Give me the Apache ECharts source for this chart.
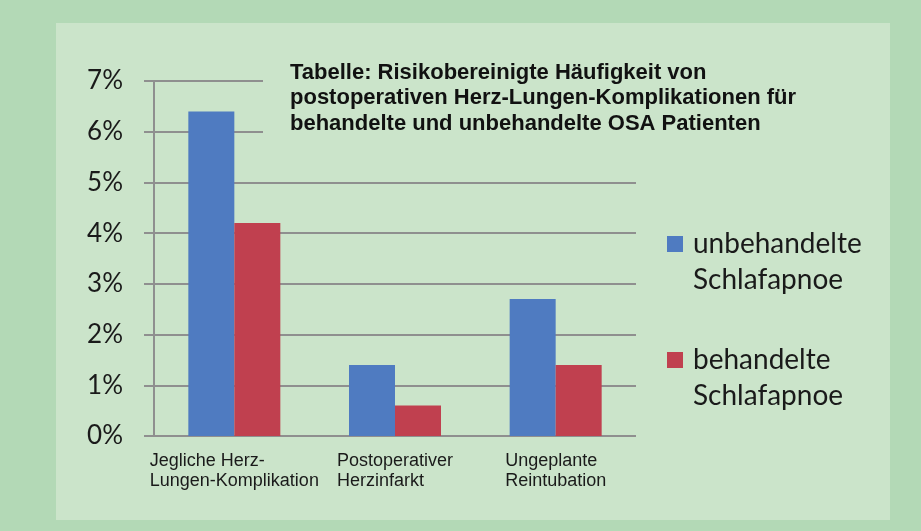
<!DOCTYPE html>
<html><head><meta charset="utf-8">
<script src="https://cdn.jsdelivr.net/npm/echarts@6/dist/echarts.min.js"></script>
<style>html,body{margin:0;padding:0;background:#b3d9b6}#c{width:921px;height:531px}</style>
</head><body><div id="c"></div>
<script>
const categories = ['Jegliche Herz-\nLungen-Komplikation', 'Postoperativer\nHerzinfarkt', 'Ungeplante\nReintubation'];
const seriesNames = ['unbehandelte\nSchlafapnoe', 'behandelte\nSchlafapnoe'];
const untreated = [6.4, 1.4, 2.7];
const treated = [4.2, 0.6, 1.4];
const yTicks = [0, 1, 2, 3, 4, 5, 6, 7];
const titleText = 'Tabelle: Risikobereinigte Häufigkeit von\npostoperativen Herz-Lungen-Komplikationen für\nbehandelte und unbehandelte OSA Patienten';

const panel = '#cbe4ca';
const chart = echarts.init(document.getElementById('c'));
const L = 36;
chart.setOption({
  backgroundColor: '#b3d9b6',
  animation: false,
  graphic: [{type: 'rect', z: -10, shape: {x: 56, y: 23, width: 834, height: 497}, style: {fill: panel}}],
  title: {
    text: titleText, left: 263, top: 56, z: 10,
    backgroundColor: panel, padding: [4, 10, 14, 27],
    textStyle: {fontFamily: 'Liberation Sans', fontWeight: 'bold', fontSize: 22, lineHeight: 25.5, color: '#111'}
  },
  legend: {
    orient: 'vertical', left: 667, top: 190, padding: 0, itemWidth: 16, itemHeight: 16, itemGap: 8,
    icon: 'rect',
    formatter: n => ' \n' + n,
    textStyle: {fontFamily: 'Lato', fontSize: 28, lineHeight: L, color: '#1a1a1a', padding: [0, 0, 0, 5]},
    data: seriesNames
  },
  grid: {left: 154, right: 285, top: 81, bottom: 95, containLabel: false},
  xAxis: {
    type: 'category', data: categories,
    axisLine: {show: false}, axisTick: {show: false},
    axisLabel: {
      interval: 0, margin: 15, color: '#1a1a1a',
      formatter: v => v.split('\n').map(s => '{a|' + s + '}').join('\n'),
      rich: {a: {align: 'left', fontFamily: 'Liberation Sans', fontSize: 18, lineHeight: 20, color: '#1a1a1a'}}
    }
  },
  yAxis: {
    type: 'value', min: yTicks[0], max: yTicks[yTicks.length - 1], interval: 1,
    axisLine: {show: true, lineStyle: {color: '#8f8f8f', width: 2}},
    axisTick: {show: true, length: 10, lineStyle: {color: '#8f8f8f', width: 2}},
    splitLine: {lineStyle: {color: '#8f8f8f', width: 2}},
    axisLabel: {formatter: v => v + '%', fontFamily: 'Lato', fontSize: 26, color: '#1a1a1a', margin: 31}
  },
  series: [
    {name: seriesNames[0], type: 'bar', data: untreated, barWidth: 46, barGap: '0%', itemStyle: {color: '#4f7bc1'}},
    {name: seriesNames[1], type: 'bar', data: treated, barWidth: 46, barGap: '0%', itemStyle: {color: '#c0404f'}}
  ]
});
</script></body></html>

_____

Given instruction: Take the listing above and restate it word for word, without its pictures.

Correct response:
Give me the Apache ECharts source for this chart.
<!DOCTYPE html>
<html><head><meta charset="utf-8">
<script src="https://cdn.jsdelivr.net/npm/echarts@6/dist/echarts.min.js"></script>
<style>html,body{margin:0;padding:0;background:#b3d9b6}#c{width:921px;height:531px}</style>
</head><body><div id="c"></div>
<script>
const categories = ['Jegliche Herz-\nLungen-Komplikation', 'Postoperativer\nHerzinfarkt', 'Ungeplante\nReintubation'];
const seriesNames = ['unbehandelte\nSchlafapnoe', 'behandelte\nSchlafapnoe'];
const untreated = [6.4, 1.4, 2.7];
const treated = [4.2, 0.6, 1.4];
const yTicks = [0, 1, 2, 3, 4, 5, 6, 7];
const titleText = 'Tabelle: Risikobereinigte Häufigkeit von\npostoperativen Herz-Lungen-Komplikationen für\nbehandelte und unbehandelte OSA Patienten';

const panel = '#cbe4ca';
const chart = echarts.init(document.getElementById('c'));
const L = 36;
chart.setOption({
  backgroundColor: '#b3d9b6',
  animation: false,
  graphic: [{type: 'rect', z: -10, shape: {x: 56, y: 23, width: 834, height: 497}, style: {fill: panel}}],
  title: {
    text: titleText, left: 263, top: 56, z: 10,
    backgroundColor: panel, padding: [4, 10, 14, 27],
    textStyle: {fontFamily: 'Liberation Sans', fontWeight: 'bold', fontSize: 22, lineHeight: 25.5, color: '#111'}
  },
  legend: {
    orient: 'vertical', left: 667, top: 190, padding: 0, itemWidth: 16, itemHeight: 16, itemGap: 8,
    icon: 'rect',
    formatter: n => ' \n' + n,
    textStyle: {fontFamily: 'Lato', fontSize: 28, lineHeight: L, color: '#1a1a1a', padding: [0, 0, 0, 5]},
    data: seriesNames
  },
  grid: {left: 154, right: 285, top: 81, bottom: 95, containLabel: false},
  xAxis: {
    type: 'category', data: categories,
    axisLine: {show: false}, axisTick: {show: false},
    axisLabel: {
      interval: 0, margin: 15, color: '#1a1a1a',
      formatter: v => v.split('\n').map(s => '{a|' + s + '}').join('\n'),
      rich: {a: {align: 'left', fontFamily: 'Liberation Sans', fontSize: 18, lineHeight: 20, color: '#1a1a1a'}}
    }
  },
  yAxis: {
    type: 'value', min: yTicks[0], max: yTicks[yTicks.length - 1], interval: 1,
    axisLine: {show: true, lineStyle: {color: '#8f8f8f', width: 2}},
    axisTick: {show: true, length: 10, lineStyle: {color: '#8f8f8f', width: 2}},
    splitLine: {lineStyle: {color: '#8f8f8f', width: 2}},
    axisLabel: {formatter: v => v + '%', fontFamily: 'Lato', fontSize: 26, color: '#1a1a1a', margin: 31}
  },
  series: [
    {name: seriesNames[0], type: 'bar', data: untreated, barWidth: 46, barGap: '0%', itemStyle: {color: '#4f7bc1'}},
    {name: seriesNames[1], type: 'bar', data: treated, barWidth: 46, barGap: '0%', itemStyle: {color: '#c0404f'}}
  ]
});
</script></body></html>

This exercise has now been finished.